People looking for cashier jobs maybe wouldn't want to try operating a pallet jack or packing frozen sandwiches, yet Target has plenty of competitors for workers. Many retailers have raised the low end of their wage scales and also tried to get some attention for doing so. None one seems to have gotten more attention than Target's rival Walmart Stores.

A few years ago Walmart Stores' CEO Doug McMillon wanted to try to reboot his company's reputation as an employer. In one particularly telling story from 2014, Walmart's U.S. employees were found to be so poorly paid that they still collected at least $6 billion annually in public assistance.

The company hotly disputed the conclusions of this study, but whatever the faults of the research methodology, no company spokesman could credibly claim that Walmart Stores paid everyone a middle-class wage.

In 2015 McMillon announced a new wage strategy, and last year the hourly pay was raised to at least $10 for anybody already on the payroll and a starting wage of $9 per hour that would increase to $10 upon completion of a short training program. Last year more than 1.1 million Walmart staffers got a raise on the same day, including people who had topped out at their job's pay range but got a small bump anyway.

It didn't take long for Walmart executives to stand in front of their shareholders and claim success for a program they routinely called "associate investment," citing everything from lower employee turnover to much cleaner stores.

This justification for paying more seems to fit an old idea in economics called an efficiency wage, meaning paying more for an hour of labor than the going rate in the market. Paying more than what may be required to at least fill a job is not just a strategy to end up with a productive and happier workforce, explained Aaron Sojourner, labor economist at the University of Minnesota's Carlson School of Management.

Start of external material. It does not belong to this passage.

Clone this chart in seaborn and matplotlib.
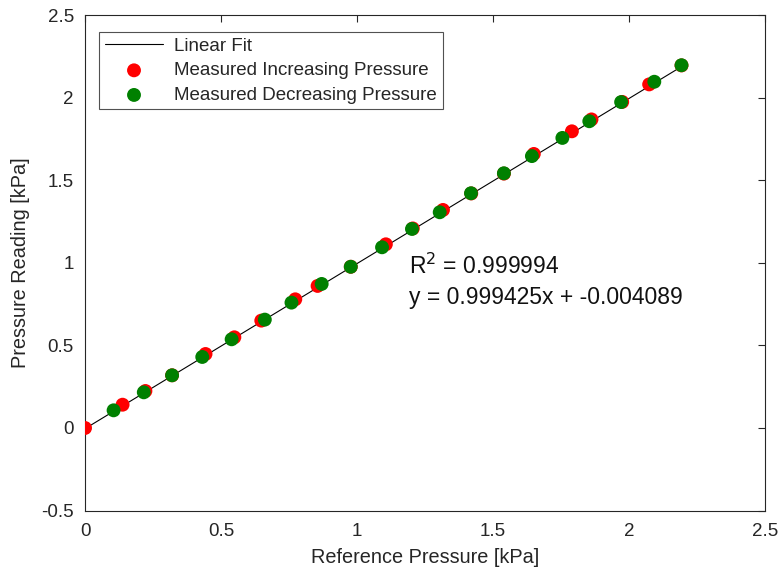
import matplotlib
matplotlib.use("Agg")
import matplotlib.pyplot as plt
import seaborn as sns
import numpy as np
import pandas as pd

# ---- data ----
inc_x = [0.0, 0.138, 0.222, 0.320, 0.443, 0.549, 0.648, 0.773, 0.855, 0.977, 1.106,
         1.205, 1.316, 1.420, 1.540, 1.650, 1.790, 1.862, 1.975, 2.074, 2.193]
inc_y = [0.0, 0.141, 0.224, 0.319, 0.448, 0.549, 0.650, 0.779, 0.860, 0.976, 1.112,
         1.208, 1.320, 1.420, 1.540, 1.659, 1.796, 1.868, 1.974, 2.080, 2.195]
dec_x = [0.105, 0.216, 0.320, 0.431, 0.539, 0.661, 0.759, 0.870, 0.977, 1.092,
         1.202, 1.304, 1.419, 1.540, 1.643, 1.755, 1.854, 1.971, 2.093, 2.193]
dec_y = [0.107, 0.216, 0.319, 0.430, 0.537, 0.656, 0.759, 0.872, 0.976, 1.094,
         1.205, 1.306, 1.421, 1.542, 1.646, 1.756, 1.857, 1.973, 2.096, 2.196]
fit_slope = 0.999425
fit_intercept = -0.004089
r_squared = 0.999994
fit_x = [0.0, 2.2]
x_ticks = [0, 0.5, 1, 1.5, 2, 2.5]
y_ticks = [-0.5, 0, 0.5, 1, 1.5, 2, 2.5]

sns.set_style("white")
plt.rcParams['font.family'] = ['Liberation Sans', 'DejaVu Sans']

fig = plt.figure(figsize=(7.78, 5.71), dpi=100)
ax = fig.add_axes([0.1093, 0.1058, 0.8740, 0.8679])

fit_df = pd.DataFrame({"x": fit_x,
                       "y": [fit_slope * v + fit_intercept for v in fit_x]})
inc_df = pd.DataFrame({"x": inc_x, "y": inc_y})
dec_df = pd.DataFrame({"x": dec_x, "y": dec_y})

sns.lineplot(data=fit_df, x="x", y="y", ax=ax, color="black", linewidth=0.8,
             label="Linear Fit", zorder=2)
sns.scatterplot(data=inc_df, x="x", y="y", ax=ax, color="#ff0000", s=100,
                edgecolor="none", label="Measured Increasing Pressure", zorder=3)
sns.scatterplot(data=dec_df, x="x", y="y", ax=ax, color="#008000", s=100,
                edgecolor="none", label="Measured Decreasing Pressure", zorder=4)

ax.set_xlim(0, 2.5)
ax.set_ylim(-0.5, 2.5)
ax.set_xticks(x_ticks)
ax.set_yticks(y_ticks)
ax.set_xticklabels([f"{t:g}" for t in x_ticks])
ax.set_yticklabels([f"{t:g}" for t in y_ticks])

for sp in ax.spines.values():
    sp.set_visible(True)
    sp.set_color("#262626")
    sp.set_linewidth(0.8)
ax.tick_params(direction="in", top=True, right=True, length=5, width=0.8,
               color="#262626", labelsize=13.5, labelcolor="#262626")
ax.tick_params(axis="x", pad=9)
ax.tick_params(axis="y", pad=8)

ax.set_xlabel("Reference Pressure [kPa]", fontsize=14.3, color="#262626", labelpad=6)
ax.set_ylabel("Pressure Reading [kPa]", fontsize=14.3, color="#262626", labelpad=8)

ax.text(1.19, 0.931, f"R$^2$ = {r_squared:.6f}", fontsize=16.5, va="baseline",
        ha="left", color="#111111")
ax.text(1.19, 0.749, f"y = {fit_slope:.6f}x + {fit_intercept:.6f}", fontsize=16.5,
        va="baseline", ha="left", color="#111111")

leg = ax.legend(loc="upper left", bbox_to_anchor=(0.021, 0.966), fontsize=13.5,
                frameon=True, fancybox=False, edgecolor="#262626",
                handlelength=3.1, handletextpad=0.6, borderpad=0.3,
                labelspacing=0.4, borderaxespad=0.0)
leg.get_frame().set_linewidth(0.8)

fig.savefig("out.png", dpi=100)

A company adopting this approach should expect far lower turnover, cutting down on the costs for hiring, screening and training.

"The job becomes valuable to [workers], in a way that it does not if you just pay them the minimum they would accept," Sojourner said. "Pay them the minimum and they don't care if they lose that job. They can always go get another one."

Sojourner pointed out that a $15 per hour minimum pay goal by the end of 2020 obviously can't be attributed to careful market analysis. There's a chance a company did a forecast of the 2020 labor market, but of course if it did it tossed the study in a file drawer and announced a Target minimum wage that matched the $15 per hour that advocates have insisted upon for a federal minimum.

Yet to call this a public relations stunt or caving to political pressure isn't quite the right read, either. With so many hourly workers, a dollar or two an hour in additional pay would be impossible to justify for a some positive press. This $15 an hour move is clearly part of its strategy to achieve cost and productivity goals, in part because it should result in more people in a very tight labor market thinking of Target as a good place to apply.

If Target achieves that kind of reputation it won't even have to pay more than other retailers in a given market to get enough good applicants. And Walmart, among others that are also now looking for help, will have to respond.